If you stop Auditbeat after it has loaded the audit rules to the kernel does the performance change? The kernel will write the audit messages to syslog after Auditbeat is stopped.

What kind of CPU usage are you seeing from kauditd and auditbeat?

Close. The backup is being taken from /PTC and written to another system (rsync) or being backed up (TSM). So it is /PTC that auditbeat is monitoring.

Interesting on the wr flags. Not sure, I'll have a good think on whether I need both, might just be able to get away with read. What we are trying to understand is when something is being copied. Specifically out of certain directories within /PTC. I was going to try and use logstash to identify those. We'd rather not do the filtering on the server we are monitoring or we'd set that up for these specific directories, but projects come and go on the system and we'd probably need to automate auditbeat.yml changes as that happened.

What I was trying to understand was that if Auditbeat was busy, what would be the main limiting factor.
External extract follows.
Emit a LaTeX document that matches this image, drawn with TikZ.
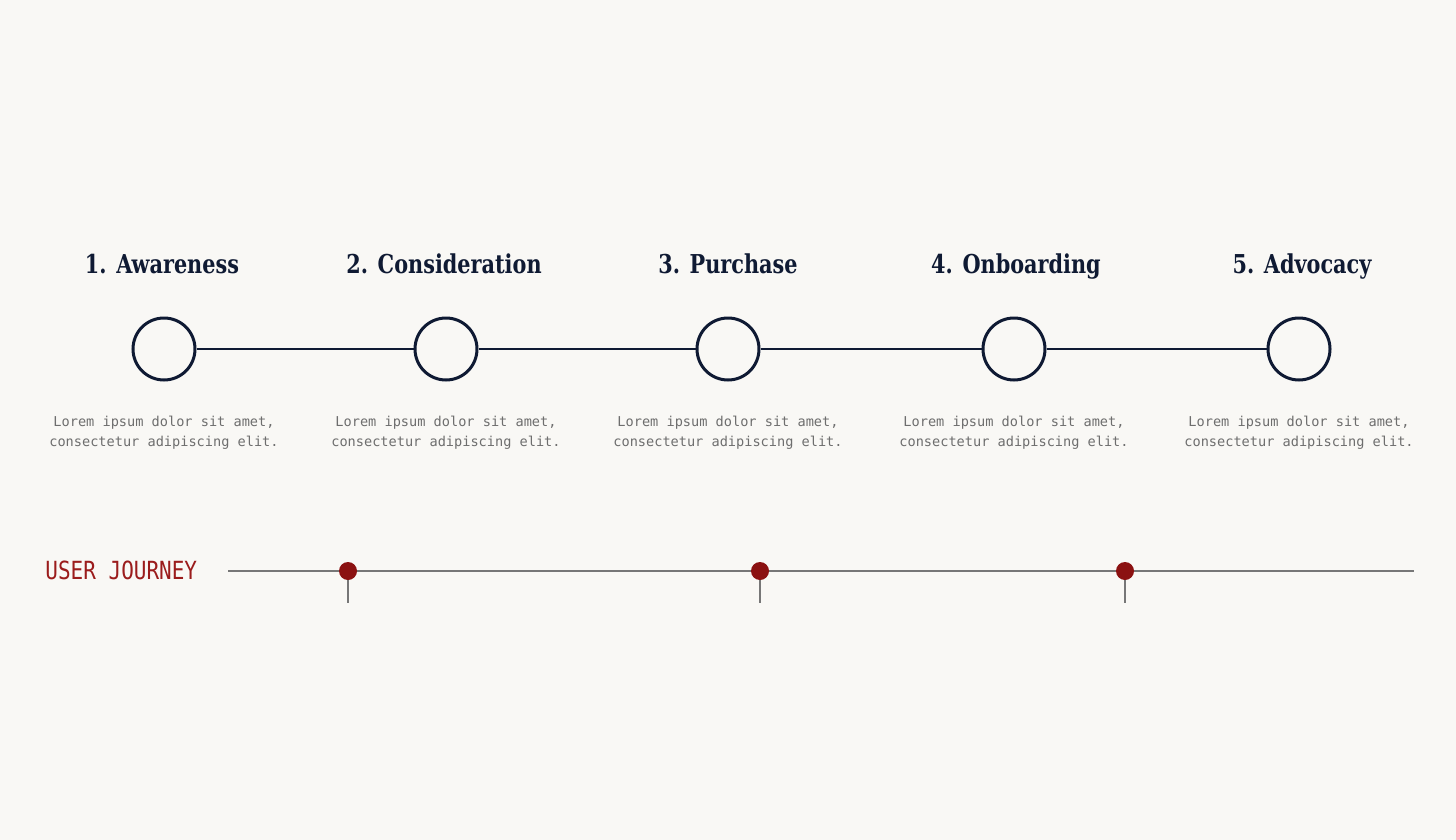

Was it memory, CPU or Disk. My understanding was that Auditbeat did not use disk, but are there occasions when if the system or auditbeat was busy it would write out to disk?

System has 96GBytes of RAM (virtual) as well as 16Gbytes of Swap. Not sure on the number of CPUs (again virtual), but this can be increased if needed.

Yes, both rsync and TSM cause a lot of activity (as do a number of other processes) and I use logstash to filter that out before it gets to Elastic search.

CPU is high, but not always at the top of the list, but certainly in the top 5 most of the time.

Thanks for getting back to me.

@andrewkroh Hi Andrew, any further thoughts? What I'd like to know is Auditbeat just in memory, or does it use disks at all. If in memory, then that is simpler to solve. Thanks, N

Based on your configuration, the only disk usage by Auditbeat would be for logging to /var/log/auditbeat/auditbeat.

Thanks, there is nothing in there so must be looking at a CPU, Memory or Network bottleneck.